A squeal on the street drew their attention that way as Scott parked behind Landry’s car. A few minutes, Alia had said. An extravagant guess, considering Scott’s nerves were twisted nearly as tight as Mary Ellen’s. Stunned and pale, he greeted Landry and Alia with troubled looks. Mumbling something about too much and doctor and sedatives, he hustled Mary Ellen into the car, then jumped in himself, backed up into the drive across the street and headed home.

“Do you mind going out back with me and answering some questions?”

Landry gazed at the half dozen or more chairs scattered along the gallery, every one of them with access to the open door and the front windows. Without knowing anything more about the way Miss Viola had died, he knew he didn’t want to see her while officers walked around her, talked about her and, eventually, zipped her into a bag and hauled her off.

He went to the back gate, wiggled his fingers inside the heavy growth until he found the key hidden there, then undid the lock. He turned away from the patio and led her back to the twin chairs hidden from sight by the rows of corn.

“Why did she grow such a big garden?” Apparently Special Agent Kingsley preferred to open with the least important of all the questions at her disposal.

“To give away.”

“Her family and friends must have been pleased.”

“Not to them. Miss Viola figured they could buy their organically grown stuff at their trendy farmers’ markets like everyone else. She donated hers to soup kitchens and to markets in lower-income neighborhoods.”
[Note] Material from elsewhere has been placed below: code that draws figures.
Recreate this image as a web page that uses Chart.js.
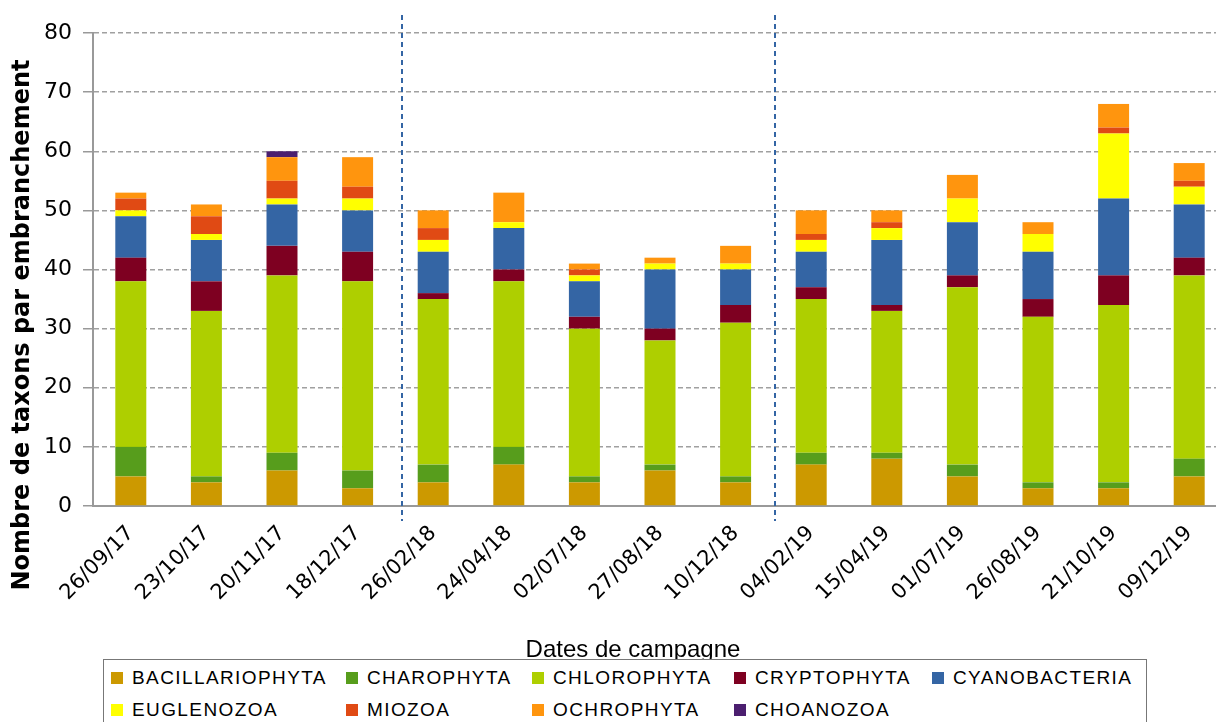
<!DOCTYPE html>
<html>
<head>
<meta charset="utf-8">
<script src="https://cdn.jsdelivr.net/npm/chart.js@4.4.1/dist/chart.umd.min.js"></script>
<style>
  html, body { margin: 0; padding: 0; background: #fff; width: 1216px; height: 722px; overflow: hidden; }
  #wrap { position: absolute; left: 0; top: 0; width: 1232px; height: 722px; }
  #legend {
    position: absolute; left: 103px; top: 659px; width: 1044px; height: 80px;
    box-sizing: border-box; border: 1px solid #777; background: #fff;
    padding: 6px 0 0 7px;
    display: grid; grid-template-columns: 235px 186px 202px 198px 200px;
    grid-auto-rows: 24px; row-gap: 8px;
    font-family: "Liberation Sans", Arial, sans-serif; font-size: 19px; letter-spacing: 1.4px; color: #000;
  }
  .item { display: flex; align-items: center; white-space: nowrap; }
  .sw { width: 12px; height: 12px; margin-right: 9px; flex: none; }
</style>
</head>
<body>
<div id="wrap"><canvas id="chart"></canvas></div>
<div id="legend"></div>
<script>
// dates de campagne
const dates = ['26/09/17', '23/10/17', '20/11/17', '18/12/17', '26/02/18', '24/04/18', '02/07/18', '27/08/18',
    '10/12/18', '04/02/19', '15/04/19', '01/07/19', '26/08/19', '21/10/19', '09/12/19'];

// nombre de taxons par embranchement
const bacillariophyta = [5, 4, 6, 3, 4, 7, 4, 6, 4, 7, 8, 5, 3, 3, 5];
const charophyta      = [5, 1, 3, 3, 3, 3, 1, 1, 1, 2, 1, 2, 1, 1, 3];
const chlorophyta     = [28, 28, 30, 32, 28, 28, 25, 21, 26, 26, 24, 30, 28, 30, 31];
const cryptophyta     = [4, 5, 5, 5, 1, 2, 2, 2, 3, 2, 1, 2, 3, 5, 3];
const cyanobacteria   = [7, 7, 7, 7, 7, 7, 6, 10, 6, 6, 11, 9, 8, 13, 9];
const euglenozoa      = [1, 1, 1, 2, 2, 1, 1, 1, 1, 2, 2, 4, 3, 11, 3];
const miozoa          = [2, 3, 3, 2, 2, 0, 1, 0, 0, 1, 1, 0, 0, 1, 1];
const ochrophyta      = [1, 2, 4, 5, 3, 5, 1, 1, 3, 4, 2, 4, 2, 4, 3];
const choanozoa       = [0, 0, 1, 0, 0, 0, 0, 0, 0, 0, 0, 0, 0, 0, 0];

const yTicks = [0, 10, 20, 30, 40, 50, 60, 70, 80];
// séparations entre années (position sur l'axe des catégories)
const separators = [3.59, 8.52];

const series = [
    { label: 'BACILLARIOPHYTA', data: bacillariophyta, color: '#cc9900' },
    { label: 'CHAROPHYTA', data: charophyta, color: '#579d1c' },
    { label: 'CHLOROPHYTA', data: chlorophyta, color: '#aecf00' },
    { label: 'CRYPTOPHYTA', data: cryptophyta, color: '#7e0021' },
    { label: 'CYANOBACTERIA', data: cyanobacteria, color: '#3465a4' },
    { label: 'EUGLENOZOA', data: euglenozoa, color: '#ffff00' },
    { label: 'MIOZOA', data: miozoa, color: '#e04a14' },
    { label: 'OCHROPHYTA', data: ochrophyta, color: '#ff950e' },
    { label: 'CHOANOZOA', data: choanozoa, color: '#4b1f6f' }
];

const extras = {
    id: 'extras',
    afterDraw(chart) {
        const { ctx, chartArea, scales } = chart;
        ctx.save();
        // lignes pointillées bleues
        ctx.strokeStyle = '#3465a4';
        ctx.lineWidth = 2;
        ctx.setLineDash([5, 4]);
        separators.forEach(v => {
            const x = Math.round(scales.x.getPixelForValue(v));
            ctx.beginPath();
            ctx.moveTo(x, chartArea.top - 18);
            ctx.lineTo(x, chartArea.bottom + 15);
            ctx.stroke();
        });
        ctx.setLineDash([]);
        // titres des axes
        ctx.fillStyle = '#000';
        ctx.font = 'bold 24px "DejaVu Sans"';
        ctx.textAlign = 'center';
        ctx.textBaseline = 'middle';
        ctx.translate(23, 325);
        ctx.rotate(-Math.PI / 2);
        ctx.fillText('Nombre de taxons par embranchement', 0, 0);
        ctx.restore();
        ctx.save();
        ctx.fillStyle = '#000';
        ctx.font = '24px "Liberation Sans"';
        ctx.textAlign = 'center';
        ctx.textBaseline = 'alphabetic';
        ctx.fillText('Dates de campagne', 633, 657);
        ctx.restore();
    }
};

new Chart(document.getElementById('chart'), {
    type: 'bar',
    data: {
        labels: dates,
        datasets: series.map(s => ({
            label: s.label,
            data: s.data,
            backgroundColor: s.color,
            borderWidth: 0,
            categoryPercentage: 1,
            barPercentage: 0.41
        }))
    },
    options: {
        responsive: true,
        maintainAspectRatio: false,
        animation: false,
        layout: { padding: { top: 33, right: 5, left: 0, bottom: 0 } },
        plugins: { legend: { display: false }, tooltip: { enabled: false } },
        scales: {
            x: {
                stacked: true,
                grid: { display: false },
                border: { display: true, color: '#999', width: 2 },
                ticks: {
                    color: '#000',
                    font: { family: 'DejaVu Sans', size: 21 },
                    minRotation: 45, maxRotation: 45,
                    padding: 7,
                    autoSkip: false
                },
                afterFit: scale => { scale.height = 216; }
            },
            y: {
                stacked: true,
                min: 0, max: 80,
                afterBuildTicks: scale => { scale.ticks = yTicks.map(v => ({ value: v })); },
                grid: { color: '#a0a0a0', lineWidth: 1.5, tickLength: 10, tickColor: '#999', tickWidth: 1.5, tickBorderDash: [] },
                border: { display: true, color: '#999', width: 2, dash: [5, 3] },
                ticks: { color: '#000', font: { family: 'DejaVu Sans', size: 22 }, padding: 11 },
                afterFit: scale => { scale.width = 93; }
            }
        }
    },
    plugins: [extras]
});

// légende
const legend = document.getElementById('legend');
series.forEach(s => {
    const it = document.createElement('div');
    it.className = 'item';
    const sw = document.createElement('span');
    sw.className = 'sw';
    sw.style.background = s.color;
    it.appendChild(sw);
    it.appendChild(document.createTextNode(s.label));
    legend.appendChild(it);
});
</script>
</body>
</html>
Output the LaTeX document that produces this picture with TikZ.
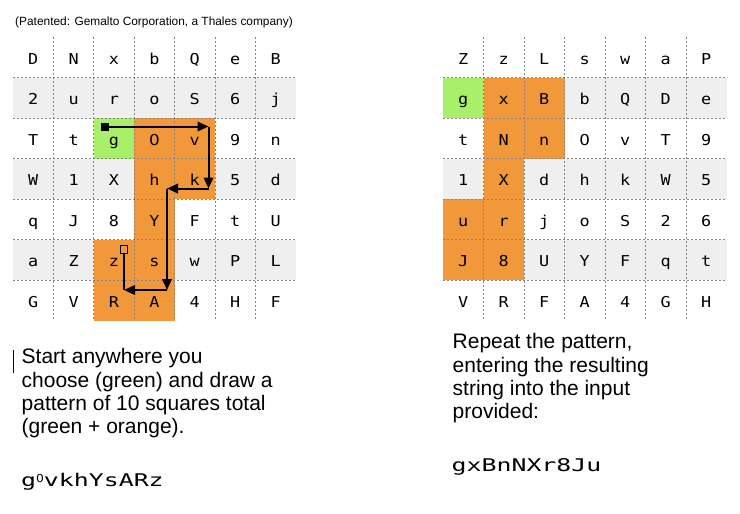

She’d done so much more: paid medical bills, made house repairs, provided single mothers with cars to get to their jobs and single fathers with after-school help. She’d bought uniforms to outfit a dozen school classes, stocked preschools with everything, located jobs, provided counseling and made life better.

She’d done enough good to get herself into heaven three or four times over, while there wasn’t enough good possible to keep Jeremiah from hell. And if he had in any way contributed to her death, if whatever he’d done that led to his own murder had come back on her...

“Where were you between midnight and three?” Alia asked.

The question was perfunctory, lacking even a fraction of the interest she’d shown when she asked him the same thing with regard to his father. Because she believed he was capable of killing Jeremiah but not Miss Viola?

Score a point for her, because she was right.

“The bar closed at 3:00 a.m. I cleaned up and was in bed by 3:30.” He checked the time on his great-grandfather Landry’s Patek Philippe. He and Mary Ellen had had an appointment fifteen minutes ago with the funeral director to plan Jeremiah’s funeral. Landry hadn’t wanted to go at all, and now he would be going alone. What did he know about planning a funeral? He’d be better off trusting the funeral director to make the right choices.

Now it was his turn to ask a question. “You were just here yesterday. Why did you come back this morning?”

Alia crossed her legs. Once again her hair was pulled straight back from her face in a ridiculously tight braid, but she’d traded the drab blue suit for a tan shirt and brown skirt. She still looked all business, but at least the clothes had a little style, and the open-toed shoes with straps around her slender ankles showed off her legs well.

“I thought she was a little too careful with her responses yesterday.”

“You thought she was telling you what I wanted her to.”

Alia nodded. The sunlight catching in her hair gave it a high sheen. “I thought she might be more comfortable speaking with me about your family if you weren’t present.”